La guerre, c’est fini. La Russie ne prendra pas l’Ukraine. La France se retire du Mali. Les Etats-Unis ont quitté l’Afghanistan. La quasi-totalité des interventions extérieures ont été des échecs à long terme. Est-ce à dire qu’il n’y aura plus de guerre ? Il n’est que voir l’Ethiopie, la Syrie, le Yémen pour constater que la guerre ne quittera pas de sitôt la surface du globe. En revanche, l’idée que la guerre est un mode de règlement entre puissances est une idée obsolète.
Poutine démontre qu’une intervention militaire n’apporte rien, sinon le malheur et la honte. Lui -et la Russie- sortiront affaiblis de l’intervention. Si, du côté russe, on pouvait concevoir l’insurrection de Maïdan comme un coup d’Etat, alors un coup d’Etat en Crimée ou au Donbass eut permis une reconnaissance que les chars sont incapables d’apporter. La guerre, ici comme en Syrie, en Libye ou au Mali a simplement révélé son incapacité à engendrer une solution politique par les armes.
La politique suppose un minimum d’adhésion de la part des populations, mais pas seulement (car en Crimée on peut supposer que c’était le cas) : elle suppose l’assentiment des autres pays. Le mépris des règles internationales engendre la crainte de tous, et cette crainte se traduit en perte d’influence, et de puissance.
La puissance ne se mesure plus, comme auparavant, par le contrôle de territoires et de populations. Déjà les puissances de Carthage, Venise ou d’Angleterre ne se mesuraient pas en hommes et plaines à blé, mais en commerce et finance. Les Empires sont plus fragiles que les vaisseaux. Les vaisseaux d’aujourd’hui sont des fils invisibles.

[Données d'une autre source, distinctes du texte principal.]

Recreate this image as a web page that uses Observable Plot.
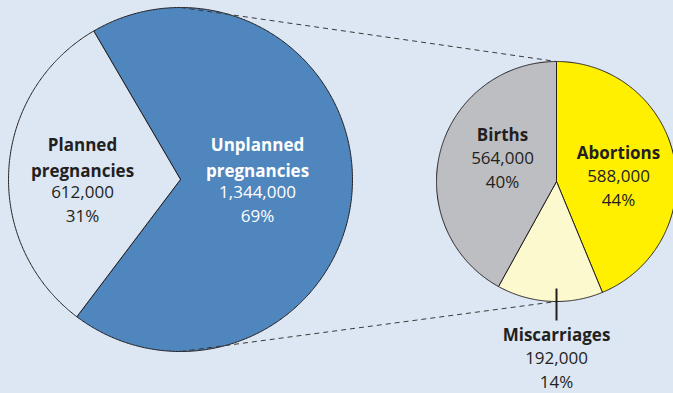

Qui plus est, les puissances mondiales actuelles sont trop fortes. Leur confrontation est impossible. Face aux massacres et aux destructions de Marioupol et de Kharkov, l’Otan arme les Ukrainiens, mais ne tire pas. Une guerre directe reste impensable. Ce qui a surpris dans la guerre d’Ukraine, c’est justement que l’impensable, l’absurde, devenait réalité. Et si l’on s’était trompé ? L’échec russe dit que non. C’est Poutine qui s’est trompé.
Mali, c’est fini.
Si d’un côté, les puissances sont trop fortes, les guérillas le sont aussi : le coût d’une guerre asymétrique est trop élevé pour une armée moderne. L’Afghanistan l’avait montré, le Mali aussi. L’Ukraine mieux encore : quelques missiles à quelques milliers d’euros détruisent avions et chars qui en valent des millions. Et combien pour un navire ? Le missile hypersonique peut-il détruire un porte- avion ?
Les ressorts de l’armement changent de nature. Sous-marins, drones, satellites : de la très haute technologie, très coûteuse d’un côté, des hackers de l’autre.
Les ressorts de la puissance sont autres. Le remplacement en Centrafrique et au Mali de la France par la Russie masque la première place commerciale de la Chine à la place de la France dans tout l’ouest africain. La Chine -et le Japon- sont les pays qui retirent le plus d’avantages de l’Afrique, sans avoir déployé un seul soldat, ni même vendu une seule arme.
La Chine grignote Hong Kong par la police et des lois et non par des tanks et des avions. C’est politiquement que le Chine prend Hong Kong.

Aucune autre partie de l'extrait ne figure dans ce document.